What I find outrageously offensive is that I, or anyone else, actually even has to write a column about this. That the concepts involved even have to be explained.
The facts should be self-evident — they are, at the core, the anchor of consensual sex — that you, if you are an adult involved in a sexual act, consent to what you are doing.
There’s considerable discussion right now about behaviour known as “stealthing.”
To put it bluntly, it’s when a man secretly removes his condom during intercourse, without informing his partner.
Calling it “stealthing” makes it sound all secret-agenty and somehow cool.
I’ve got a better idea: let’s call it what it is — rape.
Sex is something that happens between consenting adults.
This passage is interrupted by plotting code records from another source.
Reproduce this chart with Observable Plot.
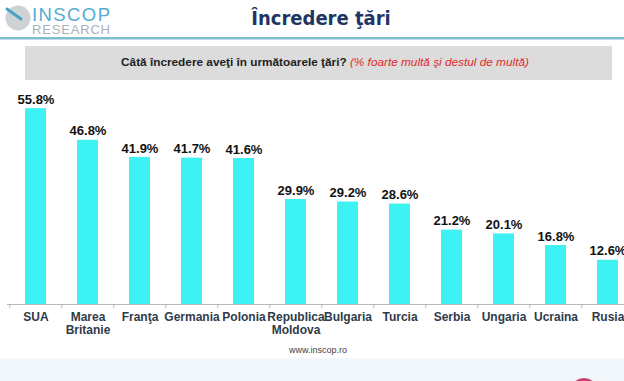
<!DOCTYPE html>
<html><head><meta charset="utf-8">
<script src="https://cdn.jsdelivr.net/npm/d3@7"></script>
<script src="https://cdn.jsdelivr.net/npm/@observablehq/plot@0.6"></script>
<style>
html,body{margin:0;padding:0;background:#fff;}
body{width:624px;height:381px;overflow:hidden;position:relative;font-family:"Liberation Sans",Arial,sans-serif;}
#chart{position:absolute;left:0;top:86px;}
#chart svg{max-width:none !important;}
.abs{position:absolute;}
</style></head><body>
<svg class="abs" style="left:0;top:0" width="624" height="381">
  <rect x="0" y="358" width="624" height="23" fill="#f1f7fa"/>
  <circle cx="584" cy="392" r="14" fill="#c7406f"/>
  <rect x="0" y="37" width="624" height="2.5" fill="#7fbccd"/>
  <rect x="25" y="46" width="587" height="34" fill="#dcdcdc"/>
  <circle cx="18" cy="18" r="12.5" fill="#cdd2d5"/>
  <line x1="7" y1="9" x2="21" y2="19" stroke="#4aa3c6" stroke-width="3" stroke-linecap="round"/>
  <text x="32" y="21" font-family="Liberation Sans" font-size="18.5" fill="#55acd0" textLength="78">INSCOP</text>
  <text x="32" y="34" font-family="Liberation Sans" font-size="13" fill="#aab1b6" textLength="78">RESEARCH</text>
  <text x="321" y="25" text-anchor="middle" font-family="'Liberation Sans Narrow','DejaVu Sans Condensed','Liberation Sans'" font-weight="bold" font-size="20" fill="#1f3564">Încredere ţări</text>
  <text x="325" y="66" text-anchor="middle" font-family="'Liberation Sans Narrow','Liberation Sans'" font-size="11.8" fill="#222"><tspan font-weight="bold">Câtă încredere aveţi în următoarele ţări? </tspan><tspan font-style="italic" fill="#e02a2a">(% foarte multă şi destul de multă)</tspan></text>
  <text x="318" y="353" text-anchor="middle" font-family="'Liberation Sans Narrow','Liberation Sans'" font-size="9" fill="#444">www.inscop.ro</text>
</svg>
<div id="chart"></div>
<script>
const countries = ["SUA","Marea\nBritanie","Franţa","Germania","Polonia","Republica\nMoldova","Bulgaria","Turcia","Serbia","Ungaria","Ucraina","Rusia"];
const values = [55.8,46.8,41.9,41.7,41.6,29.9,29.2,28.6,21.2,20.1,16.8,12.6];
const labels = ["55.8%","46.8%","41.9%","41.7%","41.6%","29.9%","29.2%","28.6%","21.2%","20.1%","16.8%","12.6%"];
const data = countries.map((c,i)=>({country:c, value:values[i], label:labels[i]}));

const chart = Plot.plot({
  width: 640, height: 270,
  marginLeft: 7, marginRight: 4, marginTop: 7, marginBottom: 52,
  style: {fontFamily: "'Liberation Sans', Arial, sans-serif", overflow: "visible", maxWidth: "none"},
  x: {domain: countries, type: "band", paddingInner: 0.6, paddingOuter: 0.3, range: [7, 636], label: null},
  y: {domain: [0, 60], range: [218, 7.4], axis: null},
  marks: [
    Plot.barY(data, {x: "country", y: "value", fill: "#3cf2f2"}),
    Plot.ruleY([0], {stroke: "#b8b8b8", strokeWidth: 1}),
    Plot.ruleX(data, {x: "country", y1: 0, y2: -1.2, dx: -26.2, stroke: "#b8b8b8"}),
    Plot.text(data, {x: "country", y: "value", text: "label", dy: -9, fill: "#111", fontWeight: "bold", fontSize: 13}),
    Plot.axisX({tickSize: 0, tickPadding: 7, fontSize: 12, fontWeight: "bold", fill: "#2f3b4a", lineHeight: 1.08, lineAnchor: "top", label: null})
  ]
});
document.getElementById("chart").appendChild(chart);
</script>
</body></html>
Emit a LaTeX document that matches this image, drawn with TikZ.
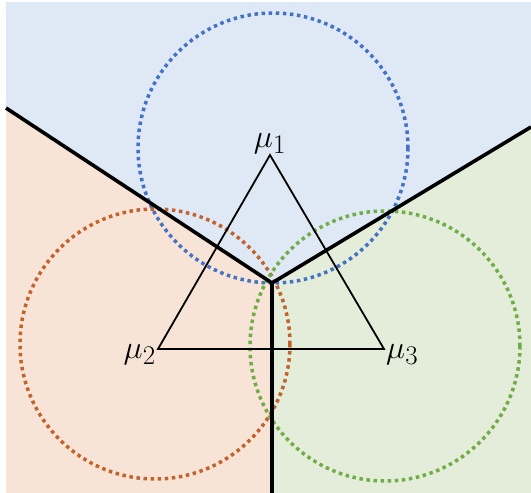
\documentclass[tikz,border=0pt]{standalone}
\usepackage{graphicx}
\usepackage{amsmath}
\usetikzlibrary{positioning}
\definecolor{cblue}{HTML}{4472C4}
\definecolor{corange}{HTML}{C4622D}
\definecolor{cgreen}{HTML}{70AD47}
\definecolor{fblue}{HTML}{DEE9F5}
\definecolor{forange}{HTML}{F8E4D6}
\definecolor{fgreen}{HTML}{E3EDDA}
\newcommand{\mlabel}[1]{\scalebox{1.3}{$\mu_{#1}$}}
\begin{document}
\begin{tikzpicture}[x=1pt,y=-1pt,
  ring/.style={line width=3.5pt,dash pattern=on 3.5pt off 3.6pt},
  border/.style={line width=3.6pt},
  edge/.style={line width=1.8pt,line join=miter},
  lbl/.style={font=\Huge,inner sep=1pt}]
\useasboundingbox (0,0) rectangle (531,493);
% cell corners
\coordinate (v) at (272,283);
\coordinate (tl) at (6,108); \coordinate (tr) at (531,127);
\coordinate (bt) at (272,493);
% regions
\fill[fblue] (6,2) -- (531,2) -- (tr) -- (v) -- (tl) -- cycle;
\fill[forange] (tl) -- (v) -- (bt) -- (6,493) -- cycle;
\fill[fgreen] (v) -- (tr) -- (531,493) -- (bt) -- cycle;
% means
\coordinate (m1) at (270,155); \coordinate (m2) at (158,349); \coordinate (m3) at (384,349);
% circles
\coordinate (c1) at (273,148); \coordinate (c2) at (155,344); \coordinate (c3) at (385,346);
\draw[ring,cblue] (c1) circle[radius=135];
\draw[ring,corange] (c2) circle[radius=135];
\draw[ring,cgreen] (c3) circle[radius=135];
% boundaries
\draw[border] (tl) -- (v) -- (tr);
\draw[border] (v) -- (bt);
% triangle
\draw[edge] (m1) -- (m2) -- (m3) -- cycle;
\node[lbl,anchor=south] (l1) at (m1) {\mlabel{1}};
\node[lbl,anchor=base east,xshift=-1pt,yshift=-9pt] (l2) at (m2) {\mlabel{2}};
\node[lbl,anchor=base west,xshift=1pt,yshift=-9pt] (l3) at (m3) {\mlabel{3}};
\end{tikzpicture}
\end{document}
There are all kinds of forms and positions and contortions and styles and methods, and, no doubt, nicknames, too. And they’re all fine, as long as there is consent. Whatever floats your boat. (And no, “floating your boat” is not one of those positions. At least, if it is, I’m not aware of it. Please don’t write me and tell me it is.)
Without consent, there’s no deal. In a strict business sense, it’s a violation of contract.
In bed, it’s clearly violation.
There are a bunch of hollow excuses that are put forward for why stealthing is in some way acceptable. Some even argue that it’s somehow a “natural male right” for men to “spread their seed.” That’s complete bunk. As with other examples of rape, what we’re talking about here is the imposition of power, not sex.
If someone agrees to have sex with you, and a condom’s part of the deal, it’s part of the deal. Without it, the deal’s off.
But let’s put the shoe firmly on the other foot and think about a different kind of stealth.
There are people in the great wide weird world of adult interplay who like all kinds of things.
Some, apparently, are men who enjoy being kicked in the private parts. There are also partners who enjoy delivering that particular kink or kick. There are lots of floating boats out there, some more particularly painful than others.
This is for all the stealthy men out there: let’s proceed.
It’s been a wonderful night — you and a new acquaintance have been out for dinner, you’ve had a few drinks. Your new paramour has gone into her room to slip into something a little more comfortable. Your imagination wanders. Into intriguing places, including that moment when you’re planning to surreptitiously get rid of your condom.
Ah, here she comes now. Wearing tall black leather boots. Sexy.
And, wait a minute…
Should your new partner ask you first if you’re one of the ones who is into a little bit of gear-kickery, or just haul off and stealthily hoof you full-force in the equipment, a kind of free-form hacky-sack, as it were?
Surely, if you don’t agree to someone performing the full Ronaldo on you, it’s pretty obviously assault, right?
It is assault.
You can’t consent to something you don’t even know is happening, or know was going to happen.
To make the point extremely clear: if you’re having mutually consenting protected sex with someone, and then you decide arbitrarily to sneakily ditch the protection, it’s pretty obviously assault, too.
You’ve exposed someone to risks that they did not agree to — the potential for the transmission of STDs, unwanted pregnancy, and the list goes on.
Oh, and if I hadn’t mentioned it earlier, you’re also an absolute arsehole. And scum.
There’s an argument some make that, as it stands, stealthing — sorry, rape — is not a criminal act. That, unless it actually causes provable bodily harm, a person wouldn’t be convicted, and that charges — as sex charges often are — will be a painful and embarrassing ordeal.
If it’s not illegal, that’s got to change, if for no other reason than the most obvious one: the lack of consent.
But I’m not even sure that it’s not covered now.
I’d argue that Section 266 (3) c of the Criminal Code addresses it pretty well: “For the purposes of this section, no consent is obtained where the complainant submits or does not resist by reason of … c) fraud.”
And not consent? Rape.
Still intent on playing secret-agent man?
Then enjoy your stealthy time where you should be enjoying it.